Le but de cette expérience, réalisée avec des amorces difficilement perceptibles et identifiables, était de mettre en évidence des effets d’amorçage de répétition dépendant d’une variable “lexicale” (i.e., la fréquence des informations), l’objectif sous-jacent étant d’en déduire la nature lexicale  des traces activées à un tel niveau de perception. Dans leur première expérience, Forster et Davis (1984) présentaient une amorce masquée pendant 60 ms, puis la cible juste après la disparition de l’amorce. Sous ces conditions, ils ont observé des effets d’amorçage  de répétition masqués indépendants de la fréquence des mots. Les auteurs ont attribué ce résultat à la composante lexicale  des effets d’amorçage masqués, puisque la composante épisodique était censée ne pas pouvoir intervenir en raison de la procédure de masquage utilisée.
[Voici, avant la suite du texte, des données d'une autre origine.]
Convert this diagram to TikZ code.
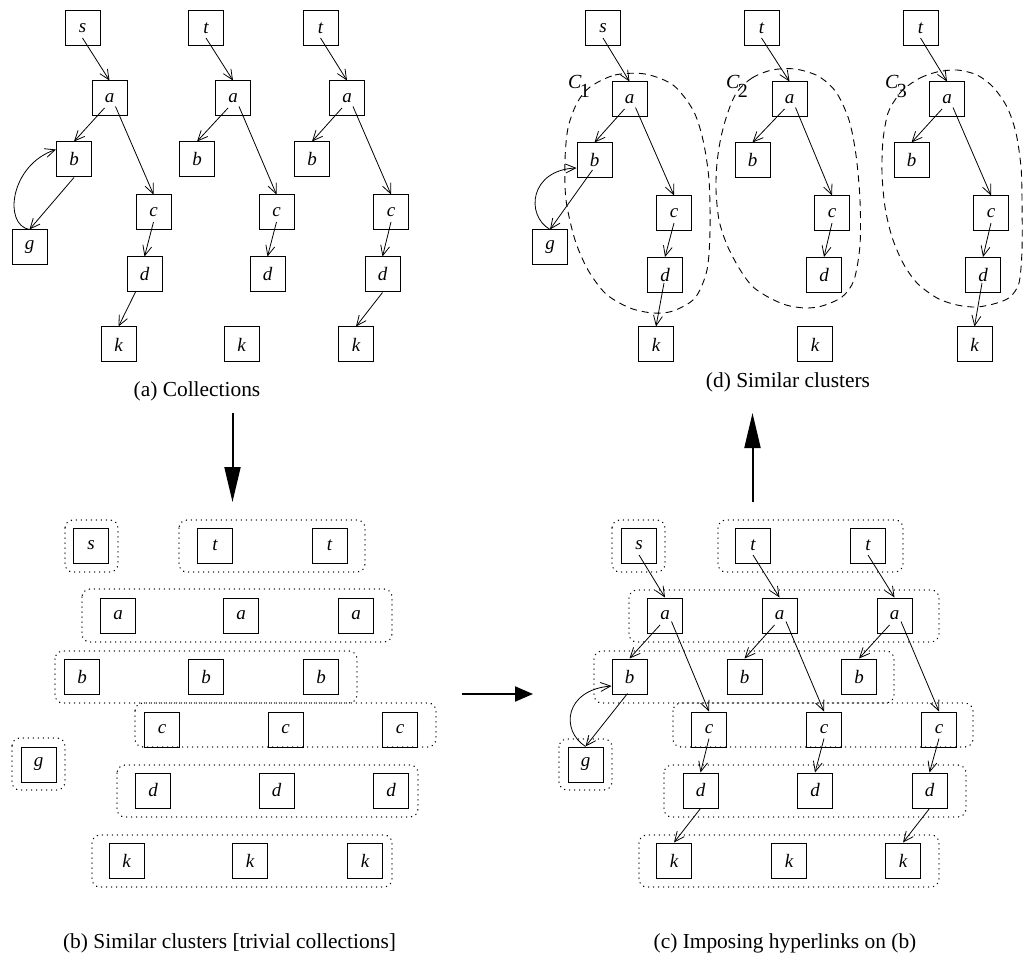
\documentclass[tikz,border=0pt]{standalone}
\usepackage{fontspec}
\setmainfont{Liberation Serif}
\usetikzlibrary{arrows.meta}
\begin{document}
\begin{tikzpicture}[x=0.5pt,y=-0.5pt,
  box/.style={draw, line width=0.5pt, minimum size=17.5pt, inner sep=0pt, font=\fontsize{9.5}{11}\selectfont\itshape},
  edge/.style={line width=0.4pt, -{Straight Barb[length=5pt,width=4.5pt]}},
  grp/.style={line width=0.7pt, dash pattern=on 0.1pt off 2.4pt, line cap=round, rounded corners=4pt},
  clu/.style={line width=0.45pt, dash pattern=on 3.5pt off 2.5pt},
  big/.style={line width=1pt, -{Triangle[length=17.5pt,width=8pt]}},
  bigs/.style={line width=1pt, -{Triangle[length=9pt,width=7.5pt]}},
  capt/.style={font=\fontsize{10.7}{13}\selectfont, inner sep=0pt},
  clab/.style={font=\fontsize{10}{12}\selectfont, inner sep=0pt}
]
\useasboundingbox (0,0) rectangle (1023,957);

% ---------------- Panel (a) ----------------
\node[box] (As)  at (82.5,28.5) {s};
\node[box] (Aa1) at (109.5,98.5) {a};
\node[box] (Ab1) at (74,159.5) {b};
\node[box] (Ag)  at (29.5,247.5) {g};
\node[box] (Ac1) at (153.5,212.5) {c};
\node[box] (Ad1) at (144.5,274.5) {d};
\node[box] (Ak1) at (118.5,344.5) {k};
\node[box] (At2) at (206,28.5) {t};
\node[box] (Aa2) at (233,98.5) {a};
\node[box] (Ab2) at (197,159.5) {b};
\node[box] (Ac2) at (276.5,212.5) {c};
\node[box] (Ad2) at (267.5,274.5) {d};
\node[box] (Ak2) at (241.5,344.5) {k};
\node[box] (At3) at (320.5,28.5) {t};
\node[box] (Aa3) at (347,98.5) {a};
\node[box] (Ab3) at (312,159.5) {b};
\node[box] (Ac3) at (391,212.5) {c};
\node[box] (Ad3) at (382.5,274.5) {d};
\node[box] (Ak3) at (356,344.5) {k};

\draw[edge] ([shift={(0,9.5)}]As.center) -- (Aa1.north);
\draw[edge] ([shift={(-5,9.5)}]Aa1.center) -- (Ab1.north);
\draw[edge] ([shift={(6,8)}]Aa1.center) -- (Ac1.north);
\draw[edge] (Ab1.south) -- (Ag.north);
\draw[edge] (Ag.north) .. controls (3,225) and (10,165) .. ([shift={(0,-10)}]Ab1.west);
\draw[edge] ([shift={(0,9.5)}]Ac1.center) -- (Ad1.north);
\draw[edge] ([shift={(-9,17.5)}]Ad1.center) -- (Ak1.north);

\draw[edge] ([shift={(0,9.5)}]At2.center) -- (Aa2.north);
\draw[edge] ([shift={(-5,9.5)}]Aa2.center) -- (Ab2.north);
\draw[edge] ([shift={(6,8)}]Aa2.center) -- (Ac2.north);
\draw[edge] ([shift={(0,9.5)}]Ac2.center) -- (Ad2.north);

\draw[edge] ([shift={(0,9.5)}]At3.center) -- (Aa3.north);
\draw[edge] ([shift={(-5,9.5)}]Aa3.center) -- (Ab3.north);
\draw[edge] ([shift={(6,8)}]Aa3.center) -- (Ac3.north);
\draw[edge] ([shift={(0,9.5)}]Ac3.center) -- (Ad3.north);
\draw[edge] (Ad3.south) -- (Ak3.north);

\node[capt] (capA) at (197,391) {(a) Collections};

% ---------------- Panel (d) ----------------
\draw[clu] plot[smooth cycle] coordinates {(590,87) (615,75) (645,74) (673,85) (693,110) (703,140) (709,180) (710,230) (707,270) (695,298) (673,311) (653,313) (630,308) (606,294) (588,270) (575,240) (566,200) (565,160) (568,128) (577,103)};
\draw[clu] plot[smooth cycle] coordinates {(737,92) (752,78) (772,70) (795,69) (818,76) (836,92) (849,120) (856,155) (860,200) (860,245) (854,280) (842,297) (822,306) (805,308) (786,305) (768,297) (752,286) (739,268) (727,245) (719,220) (716,190) (717,163) (721,137) (728,112)};
\draw[clu] plot[smooth cycle] coordinates {(905,88) (920,78) (937,72) (957,70) (977,75) (993,87) (1007,107) (1016,133) (1021,167) (1022,200) (1022,250) (1019,283) (1010,297) (997,303) (977,307) (957,305) (937,298) (917,283) (903,263) (892,237) (885,207) (882,173) (883,140) (888,113) (897,97)};
\node[clab] (C1) at (579,86) {\textit{C}\kern-1pt\raisebox{-4.5pt}{1}};
\node[clab] (C2) at (737,86) {\textit{C}\kern-1pt\raisebox{-4.5pt}{2}};
\node[clab] (C3) at (896,86) {\textit{C}\kern-1pt\raisebox{-4.5pt}{3}};

\node[box] (Ds)  at (603,28.5) {s};
\node[box] (Da1) at (629.5,99.5) {a};
\node[box] (Db1) at (594.5,160.5) {b};
\node[box] (Dg)  at (550,247.5) {g};
\node[box] (Dc1) at (674,213.5) {c};
\node[box] (Dd1) at (665,275) {d};
\node[box] (Dk1) at (656,344.5) {k};
\node[box] (Dt2) at (761.5,28.5) {t};
\node[box] (Da2) at (789.5,99.5) {a};
\node[box] (Db2) at (752.5,160.5) {b};
\node[box] (Dc2) at (832,213.5) {c};
\node[box] (Dd2) at (824,275) {d};
\node[box] (Dk2) at (815,344.5) {k};
\node[box] (Dt3) at (920.5,28.5) {t};
\node[box] (Da3) at (947,99.5) {a};
\node[box] (Db3) at (911.5,160.5) {b};
\node[box] (Dc3) at (991,213.5) {c};
\node[box] (Dd3) at (983,275) {d};
\node[box] (Dk3) at (974.5,344.5) {k};

\draw[edge] ([shift={(0,9.5)}]Ds.center) -- (Da1.north);
\draw[edge] ([shift={(-5,9.5)}]Da1.center) -- (Db1.north);
\draw[edge] ([shift={(6,8)}]Da1.center) -- (Dc1.north);
\draw[edge] ([shift={(-2,9.5)}]Db1.center) -- (Dg.north);
\draw[edge] (Dg.north) .. controls (525,215) and (530,170) .. ([shift={(0,7.5)}]Db1.west);
\draw[edge] ([shift={(0,9.5)}]Dc1.center) -- (Dd1.north);
\draw[edge] ([shift={(-1,8)}]Dd1.center) -- (Dk1.north);

\draw[edge] ([shift={(0,9.5)}]Dt2.center) -- (Da2.north);
\draw[edge] ([shift={(-5,9.5)}]Da2.center) -- (Db2.north);
\draw[edge] ([shift={(6,8)}]Da2.center) -- (Dc2.north);
\draw[edge] ([shift={(0,9.5)}]Dc2.center) -- (Dd2.north);

\draw[edge] ([shift={(0,9.5)}]Dt3.center) -- (Da3.north);
\draw[edge] ([shift={(-5,9.5)}]Da3.center) -- (Db3.north);
\draw[edge] ([shift={(6,8)}]Da3.center) -- (Dc3.north);
\draw[edge] ([shift={(0,9.5)}]Dc3.center) -- (Dd3.north);
\draw[edge] ([shift={(-1,8)}]Dd3.center) -- (Dk3.north);

\node[capt] (capD) at (788,382) {(d) Similar clusters};

% ---------------- Panel (b) ----------------
\draw[grp] (65,520) rectangle (118,572);
\draw[grp] (179,520) rectangle (365,572);
\draw[grp] (82,589) rectangle (392,642);
\draw[grp] (55,651) rectangle (357,703);
\draw[grp] (135,703) rectangle (436,747);
\draw[grp] (12,738) rectangle (65,790);
\draw[grp] (117,765) rectangle (418,817);
\draw[grp] (92,835) rectangle (392,887);

\node[box] (Bs)  at (91,545.5) {s};
\node[box] (Bt2) at (215,545.5) {t};
\node[box] (Bt3) at (329.5,545.5) {t};
\node[box] (Ba1) at (118,615.5) {a};
\node[box] (Ba2) at (241,615.5) {a};
\node[box] (Ba3) at (356,615.5) {a};
\node[box] (Bb1) at (82,676.5) {b};
\node[box] (Bb2) at (206,676.5) {b};
\node[box] (Bb3) at (321,676.5) {b};
\node[box] (Bc1) at (162,729.5) {c};
\node[box] (Bc2) at (285.5,729.5) {c};
\node[box] (Bc3) at (400,729.5) {c};
\node[box] (Bg)  at (38.5,764.5) {g};
\node[box] (Bd1) at (153,790.5) {d};
\node[box] (Bd2) at (276.5,790.5) {d};
\node[box] (Bd3) at (391,790.5) {d};
\node[box] (Bk1) at (126.5,860.5) {k};
\node[box] (Bk2) at (250,860.5) {k};
\node[box] (Bk3) at (365,860.5) {k};

\node[capt] (capB) at (229.5,943) {(b) Similar clusters [trivial collections]};

% ---------------- Panel (c) ----------------
\draw[grp] (612,520) rectangle (665,572);
\draw[grp] (718,520) rectangle (903,572);
\draw[grp] (629,590) rectangle (939,642);
\draw[grp] (594,651) rectangle (894,703);
\draw[grp] (673,703) rectangle (973,747);
\draw[grp] (559,739) rectangle (612,790);
\draw[grp] (664,765) rectangle (966,817);
\draw[grp] (639,835) rectangle (939,887);

\node[box] (Cs)  at (639,545.5) {s};
\node[box] (Ct2) at (753,545.5) {t};
\node[box] (Ct3) at (868,545.5) {t};
\node[box] (Ca1) at (665,615.5) {a};
\node[box] (Ca2) at (779.5,615.5) {a};
\node[box] (Ca3) at (894.5,615.5) {a};
\node[box] (Cb1) at (629.5,676.5) {b};
\node[box] (Cb2) at (744.5,676.5) {b};
\node[box] (Cb3) at (859,676.5) {b};
\node[box] (Cc1) at (709,729.5) {c};
\node[box] (Cc2) at (824,729.5) {c};
\node[box] (Cc3) at (939,729.5) {c};
\node[box] (Cg)  at (585.5,764.5) {g};
\node[box] (Cd1) at (700.5,790.5) {d};
\node[box] (Cd2) at (815,790.5) {d};
\node[box] (Cd3) at (929.5,790.5) {d};
\node[box] (Ck1) at (674,860.5) {k};
\node[box] (Ck2) at (789,860.5) {k};
\node[box] (Ck3) at (903,860.5) {k};

\draw[edge] ([shift={(0,9.5)}]Cs.center) -- (Ca1.north);
\draw[edge] ([shift={(0,9.5)}]Ct2.center) -- (Ca2.north);
\draw[edge] ([shift={(0,9.5)}]Ct3.center) -- (Ca3.north);
\draw[edge] ([shift={(-5,9.5)}]Ca1.center) -- (Cb1.north);
\draw[edge] ([shift={(6.5,6)}]Ca1.center) -- (Cc1.north);
\draw[edge] ([shift={(-5,9.5)}]Ca2.center) -- (Cb2.north);
\draw[edge] ([shift={(6.5,6)}]Ca2.center) -- (Cc2.north);
\draw[edge] ([shift={(-5,9.5)}]Ca3.center) -- (Cb3.north);
\draw[edge] ([shift={(6.5,6)}]Ca3.center) -- (Cc3.north);
\draw[edge] ([shift={(-2,17)}]Cb1.center) -- (Cg.north);
\draw[edge] (Cg.north) .. controls (560,730) and (565,690) .. ([shift={(0,9.5)}]Cb1.west);
\draw[edge] ([shift={(0,9)}]Cc1.center) -- (Cd1.north);
\draw[edge] ([shift={(0,9)}]Cc2.center) -- (Cd2.north);
\draw[edge] ([shift={(0,9)}]Cc3.center) -- (Cd3.north);
\draw[edge] (Cd1.south) -- (Ck1.north);
\draw[edge] (Cd3.south) -- (Ck3.north);

\node[capt] (capC) at (785,943) {(c) Imposing hyperlinks on (b)};

% ---------------- big arrows ----------------
\coordinate (dnA) at (232.5,413);
\coordinate (dnB) at (232.5,502);
\draw[big] (dnA) -- (dnB);
\coordinate (rtA) at (462,694);
\coordinate (rtB) at (533,694);
\draw[bigs] (rtA) -- (rtB);
\coordinate (upA) at (752.5,502);
\coordinate (upB) at (752.5,413);
\draw[big] (upA) -- (upB);
\end{tikzpicture}
\end{document}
Dans une condition expérimentale similaire (amorce masquée, présentée 15 ms, suivie d’un délai de 75 ms, puis de la cible), nous avons obtenu un effet d’amorçage  de répétition plus important pour les mots rares que pour les mots fréquents. Comme nous l’avons précisé précédemment, cet effet est difficilement interprétable. En considérant les effets obtenus avec des SOA de 270 et 1520 ms, il semblerait plutôt que les effets de répétition observés dans cette expérience soient insensibles à la fréquence des mots. S’il était confirmé, ce résultat suggèrerait  alors que la trace activée lors de la présentation de l’amorce masquée n’est pas de nature lexicale (Bodner & Masson, 1997).

Pourtant, puisque des effets d’amorçage de répétition ont été obtenus, il semble qu’une activation a tout de même eu lieu. Les effets obtenus sur les pseudomots cibles nous renseignent à ce sujet. Sous les conditions d’amorçage masqué de cette expérience, les résultats ont montré qu’il existait des effets d’amorçage orthographiques significatifs. Ainsi, il semble qu’une trace épisodique préexistante ait été activée au cours du traitement de l’amorce, mais que la procédure de masquage l’ait empêchée de réaliser tout son potentiel. En fait, on peut penser que le masquage contraint le type d’information pouvant être activé dans une trace épisodique. Les amorces masquées activeraient d’abord des informations orthographiques et/ou phonologiques. Ces activations seraient suffisantes pour produire un effet d’amorçage orthographique et/ou phonologique sur les pseudomots (le facteur Relation était significatif) mais ne pourraient pas se traduire par une atténuation (ou une accentuation) de l’effet de fréquence, celle-ci nécessitant l’activation d’une représentation lexicale.

Toutefois, d’autres expériences sont nécessaires pour confirmer l’absence d’effet de fréquence sur l’amorçage de répétition masqué. Ce sera précisément l’objectif de l’Expérience 3.